*Required task*: Retype the lines beneath this one, from the first through the line containing "(0,0) rectangle (1019,793);". Pictures are left out.
── Data block
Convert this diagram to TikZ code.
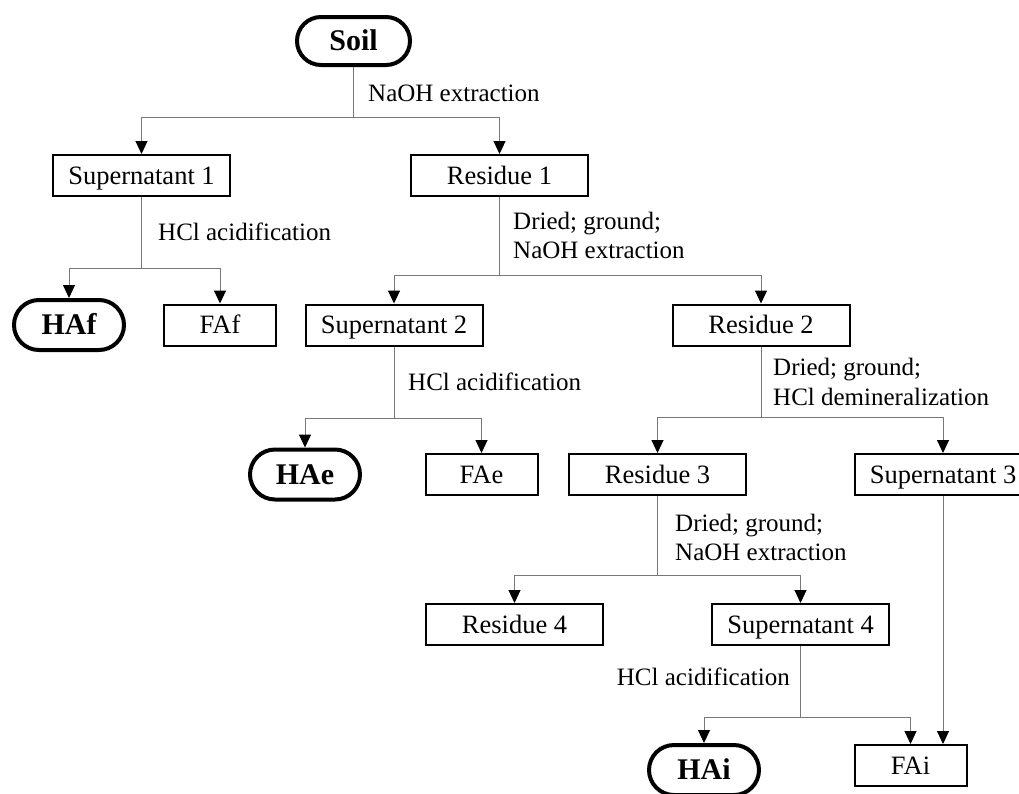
\documentclass[tikz,border=0pt]{standalone}
\usepackage{fontspec}
\setmainfont{Liberation Serif}
\usetikzlibrary{arrows.meta}
\definecolor{linegray}{RGB}{120,120,120}
\begin{document}
\begin{tikzpicture}[x=1pt,y=-1pt,
  box/.style={draw=black, line width=2pt, inner sep=0pt, minimum height=41pt, text height=17.5pt, text depth=0pt, font=\fontsize{26.5}{30}\selectfont},
  widebox/.style={box, minimum width=177pt},
  smallbox/.style={box, minimum width=112pt},
  term/.style={draw=black, line width=4pt, inner sep=0pt, minimum width=110pt, minimum height=50pt, rounded corners=25pt, text height=19.9pt, text depth=0pt, font=\fontsize{30}{34}\selectfont\bfseries},
  link/.style={draw=linegray, line width=1pt},
  arr/.style={link, -{Triangle[length=13pt,width=12pt,color=black]}},
  lbl/.style={inner sep=0pt, font=\fontsize{25}{29}\selectfont, anchor=base west}
]
\useasboundingbox (0,0) rectangle (1019,793);

% nodes
\node[term, minimum width=113pt, minimum height=48pt, rounded corners=24pt] (soil) at (353.5,41) {Soil};
\node[widebox] (sup1) at (141.5,175.5) {Supernatant 1};
\node[widebox] (res1) at (499.5,175.5) {Residue 1};
\node[term] (haf) at (69,325) {HAf};
\node[smallbox] (faf) at (220,325) {FAf};
\node[widebox] (sup2) at (394,325) {Supernatant 2};
\node[widebox] (res2) at (761,325) {Residue 2};
\node[term] (hae) at (305,474.5) {HAe};
\node[smallbox] (fae) at (481.5,474.5) {FAe};
\node[widebox] (res3) at (657.5,474.5) {Residue 3};
\node[widebox] (sup3) at (943,474.5) {Supernatant 3};
\node[widebox] (res4) at (514.5,624.5) {Residue 4};
\node[widebox] (sup4) at (800.5,624.5) {Supernatant 4};
\node[term] (hai) at (704,770) {HAi};
\node[smallbox] (fai) at (910.5,765.5) {FAi};

% junctions
\coordinate (j0) at (353.5,117);
\coordinate (j1) at (141.5,268);
\coordinate (j2) at (499.5,275);
\coordinate (j3) at (394,418);
\coordinate (j4) at (761,417);
\coordinate (j5) at (657.5,575);
\coordinate (j6) at (800.5,717);

% connectors
\draw[link] (soil) -- (j0);
\draw[arr] (j0) -| (sup1);
\draw[arr] (j0) -| (res1);

\draw[link] (sup1) -- (j1);
\draw[arr] (j1) -| (haf);
\draw[arr] (j1) -| (faf);

\draw[link] (res1) -- (j2);
\draw[arr] (j2) -| (sup2);
\draw[arr] (j2) -| (res2);

\draw[link] (sup2) -- (j3);
\draw[arr] (j3) -| (hae);
\draw[arr] (j3) -| (fae);

\draw[link] (res2) -- (j4);
\draw[arr] (j4) -| (res3);
\draw[arr] (j4) -| (sup3);

\draw[link] (res3) -- (j5);
\draw[arr] (j5) -| (res4);
\draw[arr] (j5) -| (sup4);

\draw[link] (sup4) -- (j6);
\draw[arr] (j6) -| (hai);
\draw[arr] (j6) -| (fai);

\draw[arr] (sup3.south) -- (sup3.south |- fai.north);

% labels
\node[lbl] (l0) at (368,101) {NaOH extraction};
\node[lbl] (l1) at (158,240) {HCl acidification};
\node[lbl] (l2) at (513,229) {\begin{tabular}[t]{@{}l@{}}Dried; ground;\\NaOH extraction\end{tabular}};
\node[lbl] (l3) at (408,390) {HCl acidification};
\node[lbl, font=\fontsize{25}{30}\selectfont] (l4) at (773,375) {\begin{tabular}[t]{@{}l@{}}Dried; ground;\\HCl demineralization\end{tabular}};
\node[lbl] (l5) at (675,531) {\begin{tabular}[t]{@{}l@{}}Dried; ground;\\NaOH extraction\end{tabular}};
\node[lbl, anchor=base east] (l6) at (790,685) {HCl acidification};
\end{tikzpicture}
\end{document}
────
*Final answer*:
Convert this diagram to TikZ code.
\documentclass[tikz,border=0pt]{standalone}
\usepackage{fontspec}
\setmainfont{Liberation Serif}
\usetikzlibrary{arrows.meta}
\definecolor{linegray}{RGB}{120,120,120}
\begin{document}
\begin{tikzpicture}[x=1pt,y=-1pt,
  box/.style={draw=black, line width=2pt, inner sep=0pt, minimum height=41pt, text height=17.5pt, text depth=0pt, font=\fontsize{26.5}{30}\selectfont},
  widebox/.style={box, minimum width=177pt},
  smallbox/.style={box, minimum width=112pt},
  term/.style={draw=black, line width=4pt, inner sep=0pt, minimum width=110pt, minimum height=50pt, rounded corners=25pt, text height=19.9pt, text depth=0pt, font=\fontsize{30}{34}\selectfont\bfseries},
  link/.style={draw=linegray, line width=1pt},
  arr/.style={link, -{Triangle[length=13pt,width=12pt,color=black]}},
  lbl/.style={inner sep=0pt, font=\fontsize{25}{29}\selectfont, anchor=base west}
]
\useasboundingbox (0,0) rectangle (1019,793);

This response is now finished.